The scores will be produced by third-party Home Energy Assessors authorized by the City of Portland and Earth Advantage. The growing list of authorized professionals can be found atwww.earthadvantage.org/pdxhes/assessors.html. The price of the Home Energy Report is determined by the private sector, but Home Energy Assessments in similar programs in other communities range in price from $150 to $250. In 2018, the City will offer free Home Energy Scores for income-qualified sellers.
The Home Energy Assessment takes about an hour, and 70 pieces of information about insulation, windows, appliances and more are observed and recorded. As soon as the data from the assessment has been entered into the software, the Home Energy Score and Report will be available. Homes will be scored on a ten-point scale. If a home scores a 5, it is expected to perform comparably to an average home in Portland in terms of energy use. If a home scores a 10, it ranks among the ten percent of homes expected to use the least amount of energy. A home scoring a 1 is estimated to consume more energy each year than 85 percent of homes. Homes that have received a Home Energy Score will be viewable at the Portland Green Building Registry.

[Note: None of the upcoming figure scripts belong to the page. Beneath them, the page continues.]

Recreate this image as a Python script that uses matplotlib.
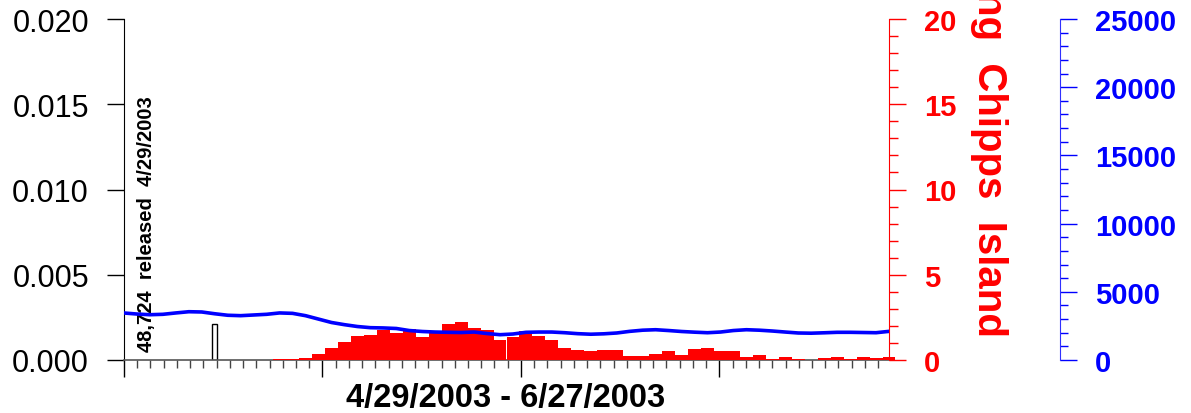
import numpy as np
import matplotlib
matplotlib.use("Agg")
import matplotlib.pyplot as plt
from matplotlib.ticker import MultipleLocator, FormatStrFormatter

plt.rcParams['font.family'] = ['Liberation Sans', 'DejaVu Sans']

# daily catch at Chipps Island, days after 4/29/2003
catch_days = list(range(1, 60))
catch = [0, 0, 0, 0, 0, 0, 0, 0, 0, 0, 0,
         0.05, 0.05, 0.12, 0.35, 0.70, 1.06, 1.41, 1.49, 1.76, 1.56,
         1.82, 1.37, 1.56, 2.11, 2.23, 1.88, 1.76, 1.17, 1.37, 1.68,
         1.41, 1.17, 0.70, 0.59, 0.53, 0.59, 0.59, 0.23, 0.23, 0.35,
         0.53, 0.29, 0.65, 0.70, 0.53, 0.53, 0.18, 0.29, 0.06, 0.18,
         0.04, 0.02, 0.12, 0.18, 0.06, 0.18, 0.12, 0.18]

# river flow, one value per day
flow_days = list(range(0, 60))
flow = [3446, 3370, 3320, 3350, 3450, 3540, 3520, 3390, 3280, 3250,
        3300, 3350, 3450, 3420, 3250, 3000, 2750, 2590, 2455, 2370,
        2350, 2310, 2160, 2090, 2050, 2030, 2015, 2050, 1940, 1855,
        1905, 2030, 2050, 2050, 2000, 1930, 1890, 1920, 1980, 2100,
        2185, 2220, 2160, 2090, 2040, 2000, 2050, 2160, 2220, 2185,
        2125, 2050, 1980, 1965, 1995, 2030, 2030, 2015, 2000, 2100]

# recovery rate of the release group
release_day = [7]
release_rate = [0.0021]
release_note = "48,724  released  4/29/2003"

fig = plt.figure(figsize=(11.91, 4.14), dpi=100)
W, H = 1191, 414
ax = fig.add_axes([124 / W, 1 - 361 / H, 765 / W, 341 / H])

# left axis: recovery rate
ax.bar(release_day, release_rate, width=0.4, color='white', edgecolor='black',
       linewidth=1, zorder=2)
ax.text(1.75, 0.0005, release_note, rotation=90, ha='center', va='bottom',
        fontsize=14.5, fontweight='bold', color='black', zorder=1)
ax.set_xlim(0, 59)
ax.set_ylim(0, 0.020)
ax.yaxis.set_major_locator(MultipleLocator(0.005))
ax.yaxis.set_major_formatter(FormatStrFormatter('%.3f'))
ax.tick_params(axis='y', which='major', direction='out', length=12.2, width=1,
               pad=13, labelsize=22, colors='black')
# x ticks: minor every tick step, major every 15 steps
tick_step = 59 / 57.82
ax.xaxis.set_minor_locator(MultipleLocator(tick_step))
ax.xaxis.set_major_locator(MultipleLocator(15 * tick_step))
ax.tick_params(axis='x', which='major', direction='out', length=12.2, width=1,
               labelbottom=False, colors='black')
ax.tick_params(axis='x', which='minor', direction='out', length=6, width=1,
               colors='#444444')
for side in ('top', 'right'):
    ax.spines[side].set_visible(False)
ax.spines['left'].set_color('black')
ax.spines['bottom'].set_color('#555555')
ax.spines['bottom'].set_linewidth(1.2)

# red axis: catch
ax_red = ax.twinx()
ax_red.bar(catch_days, catch, width=1.0, color='#ff0000', linewidth=0,
           clip_on=False, zorder=2)
ax_red.set_ylim(0, 20)
ax_red.yaxis.set_major_locator(MultipleLocator(5))
ax_red.yaxis.set_minor_locator(MultipleLocator(1))
ax_red.tick_params(axis='y', which='major', direction='out', length=12.5,
                   width=1, pad=12.5, labelsize=21, colors='#ff0000')
ax_red.tick_params(axis='y', which='minor', direction='out', length=6.5,
                   width=1, colors='#ff0000')
for lbl in ax_red.get_yticklabels():
    lbl.set_fontweight('bold')
for side in ('top', 'left', 'bottom'):
    ax_red.spines[side].set_visible(False)
ax_red.spines['right'].set_color('#ff0000')

# blue axis: flow
ax_blue = ax.twinx()
ax_blue.plot(flow_days, flow, color='#0000ff', linewidth=2.6, zorder=3)
ax_blue.set_ylim(0, 25000)
ax_blue.spines['right'].set_position(('axes', 1 + 171 / 765))
ax_blue.yaxis.set_major_locator(MultipleLocator(5000))
ax_blue.yaxis.set_minor_locator(MultipleLocator(1000))
ax_blue.tick_params(axis='y', which='major', direction='out', length=12.2,
                    width=1, pad=13, labelsize=21, colors='#0000ff')
ax_blue.tick_params(axis='y', which='minor', direction='out', length=6,
                    width=1, colors='#0000ff')
for lbl in ax_blue.get_yticklabels():
    lbl.set_fontweight('bold')
for side in ('top', 'left', 'bottom'):
    ax_blue.spines[side].set_visible(False)
ax_blue.spines['right'].set_color('#3030ff')

fig.text(506 / W, 1 - 407 / H, "4/29/2003 - 6/27/2003", ha='center',
         va='baseline', fontsize=23.5, fontweight='bold', color='black')
fig.text(989 / W, 1 - 337 / H, "Mid-water  Trawling  Chipps  Island",
         rotation=270, ha='center', va='bottom', fontsize=29,
         fontweight='bold', color='#ff0000')

fig.savefig("out.png", dpi=100)
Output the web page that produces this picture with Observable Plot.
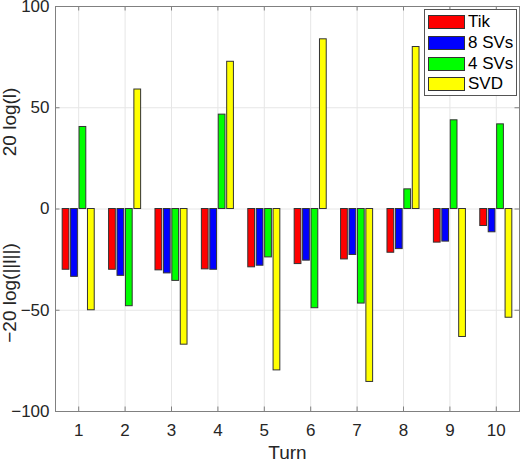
<!DOCTYPE html>
<html>
<head>
<meta charset="utf-8">
<script src="https://cdn.jsdelivr.net/npm/d3@7"></script>
<script src="https://cdn.jsdelivr.net/npm/@observablehq/plot@0.6"></script>
<style>
  html, body { margin: 0; padding: 0; background: #fff; }
  #wrap { position: relative; width: 520px; height: 462px; font-family: "Liberation Sans", Arial, sans-serif; }
  #legend { position: absolute; left: 424px; top: 9px; width: 91px; height: 85px; border: 1px solid #555; background: #fff; }
  .row { position: absolute; left: 3px; height: 16px; display: flex; align-items: center; }
  .sw { width: 37px; height: 14px; border: 1px solid #333; box-sizing: border-box; margin-right: 3px; }
  .lab { font-size: 17px; color: #000; line-height: 16px; }
</style>
</head>
<body>
<div id="wrap"></div>
<script>
const turns = [1, 2, 3, 4, 5, 6, 7, 8, 9, 10];
const seriesNames = ["Tik", "8 SVs", "4 SVs", "SVD"];
const seriesColors = ["#ff0000", "#0000ff", "#00ff00", "#ffff00"];
const tik  = [-30, -30, -30.3, -29.8, -28.8, -27.2, -24.9, -21.6, -16.6, -8.4];
const sv8  = [-33.5, -33, -31.8, -30, -28, -25.5, -22.7, -19.8, -16.1, -11.5];
const sv4  = [40.5, -48, -35.5, 46.6, -23.9, -49, -46.7, 9.7, 43.8, 41.8];
const svd  = [-50, 59, -67, 72.7, -79.7, 83.8, -85.4, 80, -63.2, -53.7];
const yTicks = [-100, -50, 0, 50, 100];
const yGrid = [-50, 0, 50];

const seriesValues = [tik, sv8, sv4, svd];
const groupWidth = 0.727;
const step = groupWidth / seriesNames.length;
const barW = step * 0.8;
const rows = [];
seriesValues.forEach((vals, si) => {
  vals.forEach((v, ti) => {
    rows.push({turn: turns[ti], series: seriesNames[si], si, value: v});
  });
});
const cx = d => d.turn + (d.si - (seriesNames.length - 1) / 2) * step;

const xDom = [0.5, 10.5], yDom = [-100, 100];
const W = 520, H = 462, mL = 55, mR = 1, mT = 6, mB = 51;
const tickPx = 4.5;
const tx = tickPx * (xDom[1] - xDom[0]) / (W - mL - mR);
const ty = tickPx * (yDom[1] - yDom[0]) / (H - mT - mB);
const axisColor = "#808080";
const gridColor = "#e6e6e6";

const chart = Plot.plot({
  width: W, height: H,
  marginLeft: mL, marginRight: mR, marginTop: mT, marginBottom: mB,
  style: {fontFamily: "'Liberation Sans', Arial, sans-serif", fontSize: "17px", color: "#262626", background: "#fff"},
  x: {domain: xDom},
  y: {domain: yDom},
  marks: [
    Plot.ruleX(turns, {stroke: gridColor, strokeWidth: 1}),
    Plot.ruleY(yGrid, {stroke: gridColor, strokeWidth: 1}),
    Plot.rectY(rows, {
      x1: d => cx(d) - barW / 2,
      x2: d => cx(d) + barW / 2,
      y1: 0, y2: "value",
      fill: d => seriesColors[d.si],
      stroke: "#333", strokeWidth: 1
    }),
    Plot.frame({stroke: axisColor, strokeWidth: 1}),
    Plot.ruleX(turns, {y1: yDom[0], y2: yDom[0] + ty, stroke: axisColor}),
    Plot.ruleX(turns, {y1: yDom[1] - ty, y2: yDom[1], stroke: axisColor}),
    Plot.ruleY(yTicks, {x1: xDom[0], x2: xDom[0] + tx, stroke: axisColor}),
    Plot.ruleY(yTicks, {x1: xDom[1] - tx, x2: xDom[1], stroke: axisColor}),
    Plot.axisX(turns, {tickSize: 0, tickPadding: 12, label: null, fontSize: 17, fill: "#262626"}),
    Plot.axisY(yTicks, {tickSize: 0, tickPadding: 6, label: null, fontSize: 17, fill: "#262626"}),
    Plot.text(["Turn"], {frameAnchor: "bottom", lineAnchor: "middle", dy: 41, fontSize: 19, fill: "#262626"}),
    Plot.text(["20 log(l)"], {x: xDom[0], y: 43, dx: -46, rotate: -90, fontSize: 19, fill: "#262626"}),
    Plot.text(["\u221220 log(||l||)"], {x: xDom[0], y: -41.5, dx: -46, rotate: -90, fontSize: 19, fill: "#262626"})
  ]
});

const wrap = document.getElementById("wrap");
wrap.appendChild(chart);
const legend = document.createElement("div");
legend.id = "legend";
seriesNames.forEach((name, i) => {
  const r = document.createElement("div");
  r.className = "row";
  r.style.top = (4 + i * 20.8) + "px";
  const sw = document.createElement("div");
  sw.className = "sw";
  sw.style.background = seriesColors[i];
  const lab = document.createElement("span");
  lab.className = "lab";
  lab.textContent = name;
  r.appendChild(sw); r.appendChild(lab);
  legend.appendChild(r);
});
wrap.appendChild(legend);
</script>
</body>
</html>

No action is required by the seller beyond providing the score and report in listings and in the home while it’s for sale, but if sellers or buyers are interested in making energy improvements, the nonprofit Enhabit offers free consultations with expert home energy advisors. For low-cost, do-it-yourself ways to cut energy waste, increase comfort and lower energy bills, Energy Trust of Oregon provides resources at www.energytrust.org/tips.